Editorial: Back to the Office

How are Canada's architects negotiating the return to physical office spaces?

A common pin-up and dining area is the hub of Perkins&Will’s Toronto office.

This summer, Canadian Architect’s owner made the decision to give up the magazine’s physical office space. It follows a precedent set by many other magazines and accelerated by the pandemic. Several of Canadian Architect’s staff worked partially from home pre-pandemic; with the complete transition to WFH over the past year and a half, the publication has continued to come out with few changes to how it’s produced.

The magazine business is a perfect candidate for a permanent remote-work model. Canadian Architect is produced with a tight team, using established cloud-based software tools—Adobe Suite, Office Suite, Dropbox. Production is digital from beginning to end: long gone are the days when we’d annotate physical photos with wax crayon crop marks, and courier packages to the printer’s for final typesetting. Each issue of the magazine is different, but also the same: it has consistent deliverables, a regular production timeline, and predictable interactions between team members.

Architecture is more complex—with larger teams, fluid team structures, and a complex mosaic of deadlines. Moreover, architects have an acute awareness of how shared space affects communications and working dynamics.

Many smaller offices have taken a flexible approach to returning to the office, based on individual staff needs and preferences. Christine Leu is a founder of LeuWebb Projects, a husband-and-wife practice. She and her partner have a home office and a young child in daycare. With their kid nowhere near getting a vaccine—leaving them still exposed to the virus—they are considering joining a shared workspace, which would allow for them to meet with an employee once or twice a week.

My husband’s firm, ten-person sustainable design practice The Architect Builders Collaborative, has already returned to working in a new, larger Toronto office equipped with HEPA air filters and sneeze guards at each desk. Some staff—including two who live in other cities—continue to work remotely part or all of the time. All staff and clients who come to the office are fully vaccinated.

Some firms are taking a wait-and-see approach, staying mostly virtual for the moment. One contact reports wanting to return to the office—she misses the proverbial water-cooler chit-chat—but most of her colleagues have indicated that they would prefer continuing to work from home.

Many firms are favouring a combination of remote and in-person work. “We are moving towards a hybrid model and thinking of downsizing our current office space,” says architect Tania Bortolotto. “We will mandate that employees come to the office whenever it is better to be at the office, rather than dialling in remotely, no matter the day of the week.”

“We’re hopefully phasing back to the office starting in October,” says Brian Rudy, partner at Moriyama & Teshima Architects. “Based on lots of input from staff, we will be adopting a hybrid strategy where we can work several days in office and several at home—to be managed at the project level.” He adds that the office is currently rethinking some studio areas to be more collaborative, but also virtual-meeting friendly.

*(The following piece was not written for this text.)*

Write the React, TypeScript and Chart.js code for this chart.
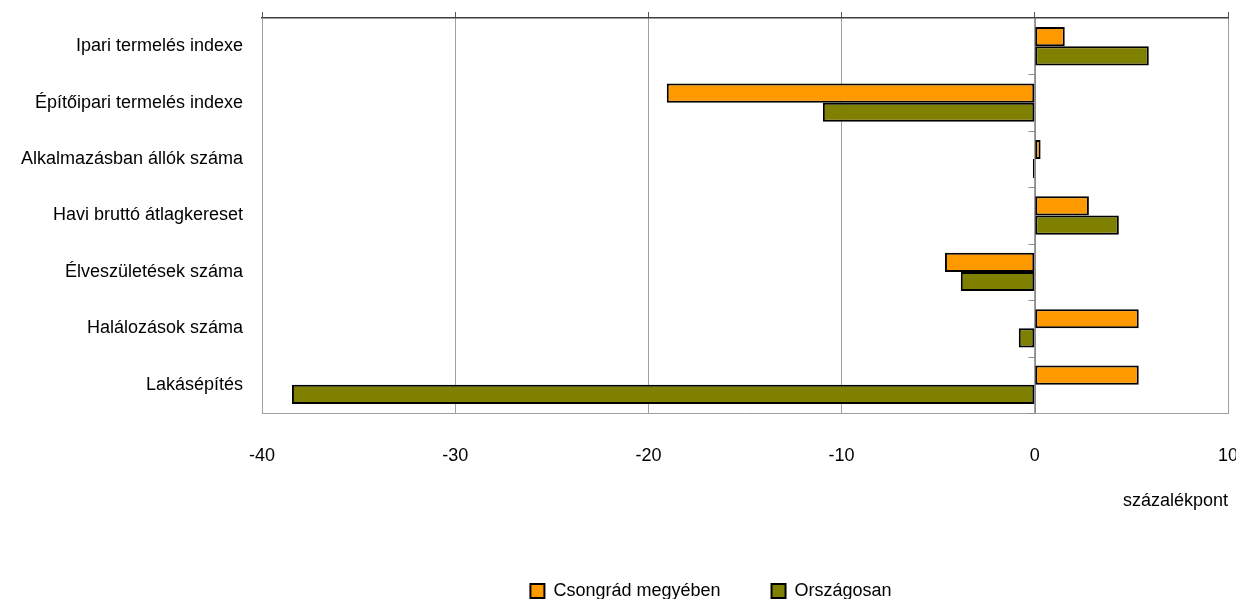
import React, { useEffect, useRef } from "react";
import { Chart, registerables } from "chart.js";

Chart.register(...registerables);

const categories = [
  "Ipari termelés indexe",
  "Építőipari termelés indexe",
  "Alkalmazásban állók száma",
  "Havi bruttó átlagkereset",
  "Élveszületések száma",
  "Halálozások száma",
  "Lakásépítés",
];
const csongradValues = [1.55, -19.05, 0.3, 2.8, -4.65, 5.38, 5.38];
const orszagosValues = [5.9, -10.97, -0.1, 4.35, -3.83, -0.83, -38.45];
const seriesNames = ["Csongrád megyében", "Országosan"];
const xMin = -40;
const xMax = 10;
const xStep = 10;
const xTitle = "százalékpont";

const FONT = "'Liberation Sans', Arial, sans-serif";

const zeroLinePlugin = {
  id: "zeroLine",
  beforeDatasetsDraw(chart: any) {
    const { ctx, chartArea, scales } = chart;
    const xs = scales.x;
    const ys = scales.y;
    const x0 = Math.round(xs.getPixelForValue(0)) + 0.5;
    ctx.save();
    ctx.strokeStyle = "#8c8c8c";
    ctx.lineWidth = 1;
    ctx.beginPath();
    ctx.moveTo(x0, chartArea.top);
    ctx.lineTo(x0, chartArea.bottom);
    for (let i = 1; i <= categories.length; i++) {
      const y = Math.round(ys.getPixelForValue(i - 0.5)) + 0.5;
      ctx.moveTo(x0 - 7, y);
      ctx.lineTo(x0, y);
    }
    ctx.stroke();
    ctx.restore();
  },
};

const legendShiftPlugin = {
  id: "legendShift",
  afterLayout(chart: any) {
    if (chart.legend) {
      chart.legend.left += 97;
      chart.legend.right += 97;
    }
  },
};

export default function App() {
  const ref = useRef<HTMLCanvasElement | null>(null);
  useEffect(() => {
    if (!ref.current) return;
    const chart = new Chart(ref.current, {
      type: "bar",
      data: {
        labels: categories,
        datasets: [
          {
            label: seriesNames[0],
            data: csongradValues,
            backgroundColor: "#FF9900",
            borderColor: "#000000",
            borderWidth: 2,
            borderSkipped: false,
            categoryPercentage: 0.68,
            barPercentage: 1,
          },
          {
            label: seriesNames[1],
            data: orszagosValues,
            backgroundColor: "#808000",
            borderColor: "#000000",
            borderWidth: 2,
            borderSkipped: false,
            categoryPercentage: 0.68,
            barPercentage: 1,
          },
        ],
      },
      options: {
        indexAxis: "y",
        animation: false,
        responsive: true,
        maintainAspectRatio: false,
        layout: { padding: { top: 0, right: 8, left: 0, bottom: 0 } },
        font: { family: FONT, size: 18 },
        plugins: {
          legend: {
            position: "bottom",
            labels: {
              boxWidth: 14,
              boxHeight: 14,
              padding: 51,
              color: "#000",
              font: { family: FONT, size: 18 },
            },
          },
          tooltip: { enabled: false },
        },
        scales: {
          x: {
            type: "linear",
            position: "bottom",
            min: xMin,
            max: xMax,
            ticks: {
              stepSize: xStep,
              padding: 32,
              color: "#000",
              font: { family: FONT, size: 18 },
            },
            grid: { color: "#a0a0a0", lineWidth: 1, drawTicks: false },
            border: { display: true, color: "#a0a0a0", width: 1 },
            title: {
              display: true,
              text: xTitle,
              align: "end",
              color: "#000",
              font: { family: FONT, size: 18 },
              padding: { top: 0, bottom: 19 },
            },
            afterFit(scale: any) {
              scale.height = 118;
              scale.paddingRight = 8;
            },
          },
          x2: {
            type: "linear",
            position: "top",
            min: xMin,
            max: xMax,
            ticks: { display: false, stepSize: xStep },
            grid: {
              drawOnChartArea: false,
              drawTicks: true,
              tickLength: 6,
              color: "#555",
            },
            border: { display: true, color: "#404040", width: 1.5 },
            afterFit(scale: any) {
              scale.height = 18;
            },
          },
          y: {
            type: "category",
            ticks: {
              padding: 19,
              color: "#000",
              font: { family: FONT, size: 18 },
            },
            grid: { display: false, drawTicks: false },
            border: { display: true, color: "#a0a0a0", width: 1 },
            afterFit(scale: any) {
              scale.width = 262;
              scale.paddingTop = 0;
              scale.paddingBottom = 0;
            },
          },
        },
      },
      plugins: [zeroLinePlugin, legendShiftPlugin],
    });
    return () => chart.destroy();
  }, []);

  return (
    <div
      style={{
        position: "absolute",
        left: 0,
        top: 0,
        width: 1236,
        height: 599,
        overflow: "hidden",
        background: "#fff",
      }}
    >
      <div style={{ position: "relative", width: 1236, height: 610 }}>
        <canvas ref={ref} />
      </div>
    </div>
  );
}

Toronto-based BDP Quadrangle has made a deliberate decision to accommodate WFA—work-from-anywhere—as a strategy. “This aligns with our move to a new studio next year,” says principal Richard Witt. “We’re actively envisioning what our studio is ‘for’ and how it will function and support in-person, remote and hybrid interaction simultaneously. We are testing hybrid work protocols and technologies to enable this—and to provide answers to our clients with the same questions.” He adds: “In a time where human capital is our most valuable—and seemingly most challenged—asset, and with cost of living escalating in Toronto, the strategy seems to be resonating with the team.”

Some form of returning to the office will be especially valuable for teams that have taken on new members since the pandemic began. One friend described the surreal experience of switching firms during the stay-at-home order: he packed up his old laptop, a new laptop arrived by courier, and he opened it to log in to different Zoom calls—all while remaining at the same desk and chair in his home office. For newer team members, a return to in-person work will also allow for the kind of informal mentoring that comes with architecture work culture, says Gary McCluskie, principal at Diamond Schmitt. “The in-office portion is still critical to that.”

However you look at it, there is no one-size-fits-all answer to the return. “We’re still working on it,” says Betsy Williamson of Williamson Williamson. “It’s gotten no easier for leadership, even with the high vaccine uptake. We’re still working like crazy to keep it all together.”